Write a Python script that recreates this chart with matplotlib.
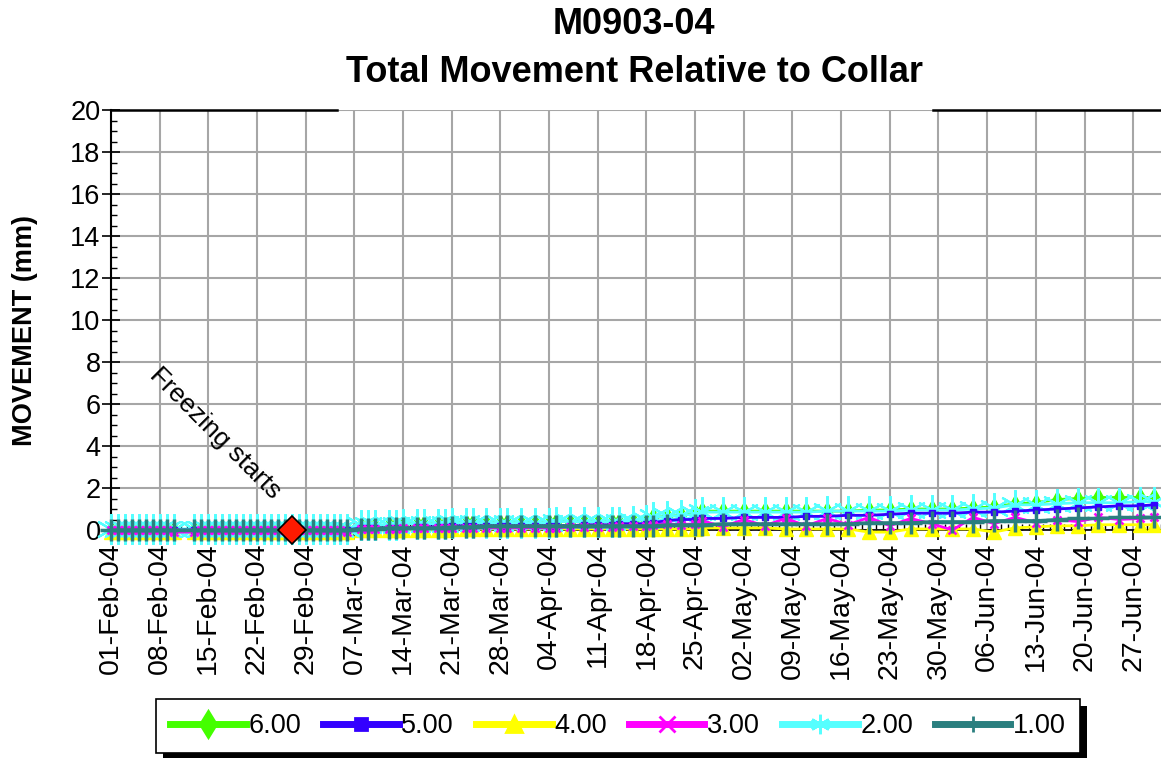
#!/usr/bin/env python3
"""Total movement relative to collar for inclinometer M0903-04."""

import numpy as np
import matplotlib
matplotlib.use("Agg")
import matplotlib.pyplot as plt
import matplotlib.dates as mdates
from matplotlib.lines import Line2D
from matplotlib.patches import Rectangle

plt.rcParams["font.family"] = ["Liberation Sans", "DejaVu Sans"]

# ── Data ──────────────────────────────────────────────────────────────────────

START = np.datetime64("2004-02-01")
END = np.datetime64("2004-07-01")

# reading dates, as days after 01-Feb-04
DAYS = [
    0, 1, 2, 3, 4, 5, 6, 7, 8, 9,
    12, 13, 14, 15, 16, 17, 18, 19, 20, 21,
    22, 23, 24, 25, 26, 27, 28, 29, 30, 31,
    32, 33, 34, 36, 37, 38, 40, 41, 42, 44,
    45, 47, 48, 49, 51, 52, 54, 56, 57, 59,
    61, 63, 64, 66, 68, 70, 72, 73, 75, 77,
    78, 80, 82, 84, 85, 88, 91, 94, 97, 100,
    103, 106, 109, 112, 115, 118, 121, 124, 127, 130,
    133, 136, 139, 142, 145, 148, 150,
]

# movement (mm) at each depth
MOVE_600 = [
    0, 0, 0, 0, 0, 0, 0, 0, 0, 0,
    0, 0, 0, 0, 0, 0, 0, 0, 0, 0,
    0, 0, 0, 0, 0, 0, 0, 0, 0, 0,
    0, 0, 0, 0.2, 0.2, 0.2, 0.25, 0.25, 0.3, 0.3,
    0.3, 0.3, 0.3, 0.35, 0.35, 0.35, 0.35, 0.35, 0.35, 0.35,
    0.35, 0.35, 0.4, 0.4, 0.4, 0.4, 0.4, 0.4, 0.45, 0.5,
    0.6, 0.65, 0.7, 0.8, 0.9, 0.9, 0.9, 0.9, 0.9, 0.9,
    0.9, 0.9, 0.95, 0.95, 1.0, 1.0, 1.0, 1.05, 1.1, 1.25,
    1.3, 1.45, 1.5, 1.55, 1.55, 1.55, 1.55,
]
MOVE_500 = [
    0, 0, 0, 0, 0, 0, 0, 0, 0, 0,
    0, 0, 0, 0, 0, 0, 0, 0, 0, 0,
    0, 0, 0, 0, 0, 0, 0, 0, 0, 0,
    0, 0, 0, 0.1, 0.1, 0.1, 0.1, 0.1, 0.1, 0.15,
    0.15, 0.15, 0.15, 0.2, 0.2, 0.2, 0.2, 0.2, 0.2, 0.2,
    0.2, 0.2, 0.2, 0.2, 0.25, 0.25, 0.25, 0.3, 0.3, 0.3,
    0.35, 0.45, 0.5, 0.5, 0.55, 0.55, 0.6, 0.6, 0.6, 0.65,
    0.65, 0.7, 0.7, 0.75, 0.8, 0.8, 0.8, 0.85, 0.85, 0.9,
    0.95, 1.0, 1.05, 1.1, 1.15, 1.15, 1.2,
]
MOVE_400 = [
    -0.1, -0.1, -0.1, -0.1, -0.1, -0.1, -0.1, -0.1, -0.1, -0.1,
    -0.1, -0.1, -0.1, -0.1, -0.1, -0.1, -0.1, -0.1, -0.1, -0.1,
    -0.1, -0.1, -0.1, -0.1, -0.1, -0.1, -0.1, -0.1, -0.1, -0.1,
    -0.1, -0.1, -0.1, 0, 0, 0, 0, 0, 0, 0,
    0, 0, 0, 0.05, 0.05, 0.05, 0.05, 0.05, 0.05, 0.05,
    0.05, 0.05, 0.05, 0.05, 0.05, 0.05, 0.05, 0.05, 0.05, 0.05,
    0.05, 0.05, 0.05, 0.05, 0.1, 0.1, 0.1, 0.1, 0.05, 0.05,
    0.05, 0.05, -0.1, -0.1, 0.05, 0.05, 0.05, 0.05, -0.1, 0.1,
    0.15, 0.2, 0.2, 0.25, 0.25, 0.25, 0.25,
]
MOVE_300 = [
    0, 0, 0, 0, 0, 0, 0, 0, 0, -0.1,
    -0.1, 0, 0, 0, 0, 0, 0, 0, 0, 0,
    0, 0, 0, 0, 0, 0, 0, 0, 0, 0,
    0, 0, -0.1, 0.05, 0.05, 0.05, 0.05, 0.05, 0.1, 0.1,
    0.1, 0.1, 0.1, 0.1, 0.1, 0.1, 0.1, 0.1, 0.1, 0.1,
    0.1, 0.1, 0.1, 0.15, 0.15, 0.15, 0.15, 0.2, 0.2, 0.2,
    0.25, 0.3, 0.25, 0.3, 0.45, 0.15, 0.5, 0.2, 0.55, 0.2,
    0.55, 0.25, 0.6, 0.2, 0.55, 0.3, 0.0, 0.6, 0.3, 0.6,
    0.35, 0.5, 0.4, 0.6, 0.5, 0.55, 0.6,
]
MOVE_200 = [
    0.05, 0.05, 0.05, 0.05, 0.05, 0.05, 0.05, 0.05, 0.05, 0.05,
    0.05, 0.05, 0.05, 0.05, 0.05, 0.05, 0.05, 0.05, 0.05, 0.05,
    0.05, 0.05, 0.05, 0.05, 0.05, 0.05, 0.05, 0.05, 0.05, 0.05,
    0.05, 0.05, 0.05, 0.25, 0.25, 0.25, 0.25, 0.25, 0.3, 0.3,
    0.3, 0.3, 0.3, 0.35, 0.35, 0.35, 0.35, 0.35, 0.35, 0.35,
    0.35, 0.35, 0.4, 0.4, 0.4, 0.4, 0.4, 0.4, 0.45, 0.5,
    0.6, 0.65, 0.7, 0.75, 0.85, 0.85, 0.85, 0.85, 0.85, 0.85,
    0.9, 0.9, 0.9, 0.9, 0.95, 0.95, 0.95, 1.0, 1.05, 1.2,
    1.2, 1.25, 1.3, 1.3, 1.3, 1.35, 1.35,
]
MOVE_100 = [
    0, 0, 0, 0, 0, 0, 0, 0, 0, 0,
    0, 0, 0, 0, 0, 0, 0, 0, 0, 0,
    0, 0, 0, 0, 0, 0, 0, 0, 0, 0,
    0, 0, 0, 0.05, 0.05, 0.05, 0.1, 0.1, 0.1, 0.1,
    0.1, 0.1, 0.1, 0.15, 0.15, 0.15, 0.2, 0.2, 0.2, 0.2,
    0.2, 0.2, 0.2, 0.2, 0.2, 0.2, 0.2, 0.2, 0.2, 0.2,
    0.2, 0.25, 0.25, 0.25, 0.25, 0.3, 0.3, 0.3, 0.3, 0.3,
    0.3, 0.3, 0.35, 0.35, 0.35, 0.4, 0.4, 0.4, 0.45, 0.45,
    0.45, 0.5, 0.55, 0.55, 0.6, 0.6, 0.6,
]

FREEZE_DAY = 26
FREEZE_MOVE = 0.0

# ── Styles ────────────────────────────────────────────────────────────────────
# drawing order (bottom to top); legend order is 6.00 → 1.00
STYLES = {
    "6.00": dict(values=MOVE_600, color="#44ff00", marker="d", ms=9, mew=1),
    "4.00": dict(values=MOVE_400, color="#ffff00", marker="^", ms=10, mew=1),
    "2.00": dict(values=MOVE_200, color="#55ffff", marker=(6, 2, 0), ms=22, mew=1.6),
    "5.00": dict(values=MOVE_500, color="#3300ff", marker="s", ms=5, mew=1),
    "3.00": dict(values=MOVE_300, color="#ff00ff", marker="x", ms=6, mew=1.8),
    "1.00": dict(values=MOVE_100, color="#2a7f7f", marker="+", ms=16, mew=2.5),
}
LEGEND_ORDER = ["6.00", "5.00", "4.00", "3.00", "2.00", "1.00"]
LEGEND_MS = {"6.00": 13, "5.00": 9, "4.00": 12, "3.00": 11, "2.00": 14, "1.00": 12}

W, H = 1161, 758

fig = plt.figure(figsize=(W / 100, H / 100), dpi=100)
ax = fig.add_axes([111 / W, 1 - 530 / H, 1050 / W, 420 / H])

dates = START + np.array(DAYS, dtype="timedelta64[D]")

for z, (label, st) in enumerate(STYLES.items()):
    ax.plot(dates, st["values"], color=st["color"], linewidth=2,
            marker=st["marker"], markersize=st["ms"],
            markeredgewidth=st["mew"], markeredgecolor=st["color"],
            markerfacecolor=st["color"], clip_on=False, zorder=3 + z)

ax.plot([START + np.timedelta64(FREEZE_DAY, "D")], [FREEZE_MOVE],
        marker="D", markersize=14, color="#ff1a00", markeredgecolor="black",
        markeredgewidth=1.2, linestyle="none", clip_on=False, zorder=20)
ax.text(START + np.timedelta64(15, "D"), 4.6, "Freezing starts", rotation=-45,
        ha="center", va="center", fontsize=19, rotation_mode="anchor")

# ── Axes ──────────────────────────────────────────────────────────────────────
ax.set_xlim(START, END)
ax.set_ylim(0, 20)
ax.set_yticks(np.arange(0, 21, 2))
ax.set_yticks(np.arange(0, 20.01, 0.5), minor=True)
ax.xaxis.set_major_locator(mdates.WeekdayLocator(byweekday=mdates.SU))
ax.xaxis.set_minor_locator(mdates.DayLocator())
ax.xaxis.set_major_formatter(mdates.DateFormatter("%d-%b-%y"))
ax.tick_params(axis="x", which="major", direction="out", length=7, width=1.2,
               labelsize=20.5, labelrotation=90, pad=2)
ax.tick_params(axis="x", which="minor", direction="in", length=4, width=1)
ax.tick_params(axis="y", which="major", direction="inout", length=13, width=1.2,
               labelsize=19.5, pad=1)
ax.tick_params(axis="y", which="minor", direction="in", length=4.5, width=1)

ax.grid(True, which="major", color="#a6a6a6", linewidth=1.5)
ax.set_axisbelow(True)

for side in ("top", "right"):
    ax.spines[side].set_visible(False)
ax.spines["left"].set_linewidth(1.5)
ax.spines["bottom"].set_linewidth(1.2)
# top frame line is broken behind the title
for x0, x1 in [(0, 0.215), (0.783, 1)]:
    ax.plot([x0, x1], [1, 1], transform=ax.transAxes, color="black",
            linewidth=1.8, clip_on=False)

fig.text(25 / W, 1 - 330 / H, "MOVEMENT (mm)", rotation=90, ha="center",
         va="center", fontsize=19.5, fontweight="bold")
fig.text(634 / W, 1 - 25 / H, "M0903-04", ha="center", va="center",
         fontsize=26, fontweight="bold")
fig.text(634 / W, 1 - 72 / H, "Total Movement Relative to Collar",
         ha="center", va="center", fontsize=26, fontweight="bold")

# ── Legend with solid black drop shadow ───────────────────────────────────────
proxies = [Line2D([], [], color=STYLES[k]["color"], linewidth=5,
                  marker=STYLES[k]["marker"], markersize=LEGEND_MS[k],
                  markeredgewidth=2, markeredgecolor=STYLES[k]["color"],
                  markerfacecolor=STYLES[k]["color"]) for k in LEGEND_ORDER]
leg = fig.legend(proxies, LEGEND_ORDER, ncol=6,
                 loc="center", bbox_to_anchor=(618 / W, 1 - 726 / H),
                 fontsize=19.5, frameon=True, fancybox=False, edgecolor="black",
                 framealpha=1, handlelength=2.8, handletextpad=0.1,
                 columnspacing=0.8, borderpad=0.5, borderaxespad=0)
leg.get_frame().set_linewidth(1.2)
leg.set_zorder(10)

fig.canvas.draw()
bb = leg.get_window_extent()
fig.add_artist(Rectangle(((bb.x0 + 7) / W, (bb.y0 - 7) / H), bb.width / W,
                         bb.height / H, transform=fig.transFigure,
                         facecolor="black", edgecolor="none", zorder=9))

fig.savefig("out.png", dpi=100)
※
Up to and including the line containing "to collar for", repeat every line from the start of the data, but none of the pictures.

Write a Python script that recreates this chart with matplotlib.
#!/usr/bin/env python3
"""Total movement relative to collar for inclinometer M0903-04."""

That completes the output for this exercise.